Wedding Rocks, Futamigaura
by Shōda Kōhō
- Date:
- circa 1910-1930s
- Medium:
- Color woodblock print; chuban; from the Night Scenes series
- Source:
- Japanese Art Open Database
Description
This Night Scenes print depicts the Meoto Iwa, the Wedding Rocks at Futamigaura on Ise Bay — two volcanic pinnacles of rock joined by a heavy shimenawa (sacred straw rope) that has stood as one of Japan's most photographed Shinto landscape icons since the late nineteenth century. Shōda Kōhō's treatment is in the characteristic [chuban](/glossary/chuban) (22 by 29.5 cm) format of the Hasegawa-Nishinomiya Night Scenes series, and the composition stages the two rocks against an early-morning or evening sea in a restrained sepia palette. The shimenawa is drawn as a delicate horizontal across the upper third of the composition; a small torii crowns the larger of the two rocks; the sea below is rendered in three or four tonal values that suggest first light without fully committing to any specific time of day.

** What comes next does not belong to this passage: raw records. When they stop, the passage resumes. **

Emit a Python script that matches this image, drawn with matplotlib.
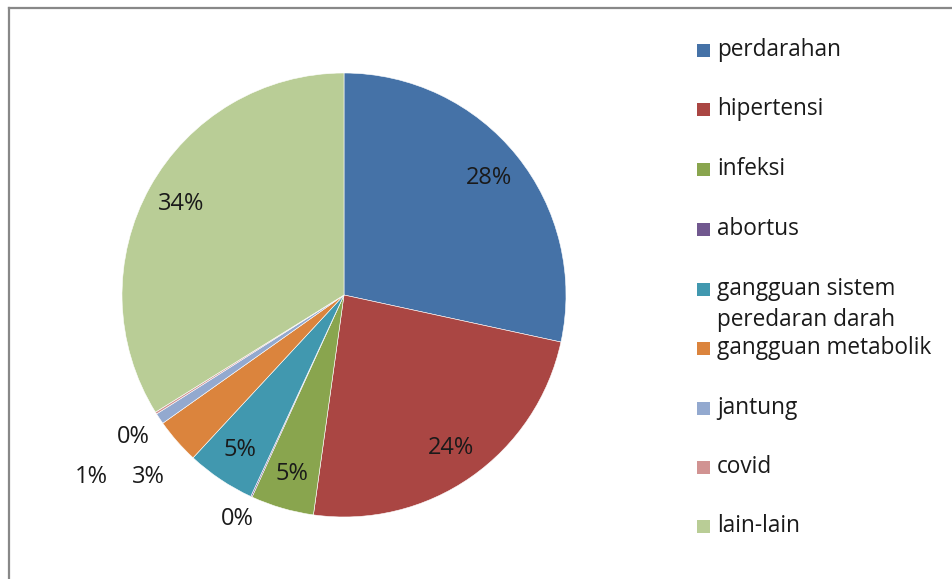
import matplotlib
matplotlib.use("Agg")
import matplotlib.pyplot as plt
from matplotlib.patches import Rectangle
from matplotlib.lines import Line2D
import numpy as np

categories = ["perdarahan", "hipertensi", "infeksi", "abortus",
              "gangguan sistem\nperedaran darah", "gangguan metabolik",
              "jantung", "covid", "lain-lain"]
values = [28.4, 23.8, 4.6, 0.1, 5.0, 3.3, 0.8, 0.15, 33.85]
colors = ["#4572A7", "#AA4643", "#89A54E", "#71588F", "#4198AF",
          "#DB843D", "#93A9CF", "#D19392", "#B9CD96"]
# outside label positions for the small slices (data units, radius = 1)
outside_pos = {3: (-0.48, -1.01), 5: (-0.88, -0.82), 6: (-1.14, -0.82), 7: (-0.95, -0.64)}

W, H = 952, 579
fig = plt.figure(figsize=(W / 100, H / 100), dpi=100)
plt.rcParams['font.family'] = ['Open Sans', 'DejaVu Sans']

cx, cy, R = 344, 295, 222
ax = fig.add_axes([(cx - R) / W, (H - cy - R) / H, 2 * R / W, 2 * R / H])
wedges, _ = ax.pie(values, colors=colors, startangle=90, counterclock=False,
                   radius=1, wedgeprops=dict(edgecolor="white", linewidth=0.4))
ax.set_xlim(-1, 1)
ax.set_ylim(-1, 1)
ax.set_aspect("equal")
ax.axis("off")

total = sum(values)
for i, (w, v) in enumerate(zip(wedges, values)):
    label = f"{round(v / total * 100):.0f}%"
    if i in outside_pos:
        x, y = outside_pos[i]
    else:
        ang = np.deg2rad((w.theta1 + w.theta2) / 2)
        r = 0.84
        x, y = r * np.cos(ang), r * np.sin(ang)
    ax.text(x, y, label, ha="center", va="center", fontsize=17, color="#1a1a1a",
            clip_on=False)

# legend drawn manually (entries equally spaced, wrapped label does not shift)
ys = [50, 109, 169, 229, 289, 348, 408, 467, 526]
for i, (lab, col) in enumerate(zip(categories, colors)):
    y = ys[i]
    fig.patches.append(Rectangle((697 / W, (H - y - 7) / H), 13 / W, 13 / H,
                                 transform=fig.transFigure, facecolor=col,
                                 edgecolor="none"))
    for j, line in enumerate(lab.split("\n")):
        fig.text(717 / W, (H - y - 31 * j) / H, line, ha="left", va="center",
                 fontsize=16.3, color="#1a1a1a")

# frame border
fig.add_artist(Line2D([9 / W, 9 / W], [0, (H - 8) / H], transform=fig.transFigure,
                      color="#888888", linewidth=1.6))
fig.add_artist(Line2D([9 / W, 1], [(H - 8) / H, (H - 8) / H], transform=fig.transFigure,
                      color="#888888", linewidth=1.6))

fig.savefig("out.png", dpi=100, facecolor="white")
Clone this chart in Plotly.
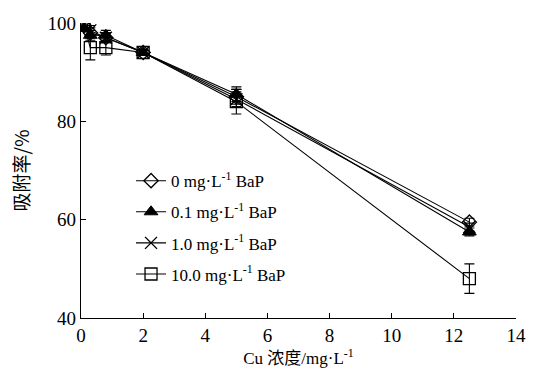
import plotly.graph_objects as go

cu = [0.1, 0.3, 0.8, 2.0, 5.0, 12.5]
names = ["0 mg·L<sup>-1</sup> BaP", "0.1 mg·L<sup>-1</sup> BaP",
         "1.0 mg·L<sup>-1</sup> BaP", "10.0 mg·L<sup>-1</sup> BaP"]
bap0 = [99.5, 98.0, 97.0, 94.0, 85.0, 59.5]
bap01 = [99.0, 97.5, 97.5, 94.0, 85.5, 57.5]
bap1 = [99.0, 98.5, 97.0, 94.0, 84.5, 58.5]
bap10 = [99.5, 95.0, 95.0, 94.0, 84.0, 48.0]
err0 = [0.5, 1.0, 1.0, 0.5, 1.5, 0.8]
err01 = [0.5, 1.0, 1.0, 0.5, 1.5, 0.8]
err1 = [0.5, 1.0, 1.0, 0.5, 1.5, 0.8]
err10 = [1.0, 2.5, 1.5, 0.5, 2.5, 3.0]

series = [
    (names[0], bap0, err0, dict(symbol="diamond-open", size=11, color="black", line=dict(width=1.3, color="black"))),
    (names[1], bap01, err01, dict(symbol="triangle-up", size=12, color="black", line=dict(width=1, color="black"))),
    (names[2], bap1, err1, dict(symbol="x-thin-open", size=12, color="black", line=dict(width=1.4, color="black"))),
    (names[3], bap10, err10, dict(symbol="square-open", size=12, color="black", line=dict(width=1.3, color="black"))),
]

fig = go.Figure()
for i, (name, ys, es, mk) in enumerate(series):
    fig.add_trace(go.Scatter(
        x=cu, y=ys, name=name, mode="lines+markers", legendgroup=f"g{i}",
        line=dict(color="black", width=1.1), marker=mk,
        error_y=dict(type="data", array=es, visible=True, color="black", thickness=1.1, width=5),
    ))

serif = "Liberation Serif"
fig.update_layout(
    width=538, height=372,
    margin=dict(l=81, r=14, t=23, b=49),
    paper_bgcolor="white", plot_bgcolor="white",
    font=dict(family=serif, size=16, color="black"),
    showlegend=True,
    legend=dict(x=0.115, y=0.525, xanchor="left", yanchor="top",
                bgcolor="rgba(0,0,0,0)", font=dict(family=serif, size=17),
                itemwidth=30, tracegroupgap=6),
    xaxis=dict(range=[0, 14], tickvals=[0, 2, 4, 6, 8, 10, 12, 14],
               ticks="inside", ticklen=5, tickcolor="black", tickwidth=1,
               showline=True, linecolor="black", linewidth=1.2, showgrid=False, zeroline=False,
               tickfont=dict(family=serif, size=19),
               title=dict(text="Cu 浓度/mg·L<sup>-1</sup>", standoff=2,
                          font=dict(family="Liberation Serif, Noto Sans CJK SC", size=17))),
    yaxis=dict(range=[40, 100], tickvals=[40, 60, 80, 100],
               ticks="inside", ticklen=5, tickcolor="black", tickwidth=1,
               showline=True, linecolor="black", linewidth=1.2, showgrid=False, zeroline=False,
               tickfont=dict(family=serif, size=19),
               title=dict(text="吸附率/%", standoff=12,
                          font=dict(family="Noto Sans CJK SC", size=19))),
)
fig.write_html("out.html")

The Wedding Rocks were a pilgrimage destination during the late Meiji and early Taishō eras, when Ise visiting (Ise mōde) had become a mass-tourism phenomenon along the new railway network, and Shōda's print fits comfortably into the publisher's broader business of producing inexpensive souvenir prints aimed at a domestic travelling audience. The print is reliably documented through the Japanese Art Open Database research files and is published by Hasegawa-Nishinomiya, circa 1910s through 1930s.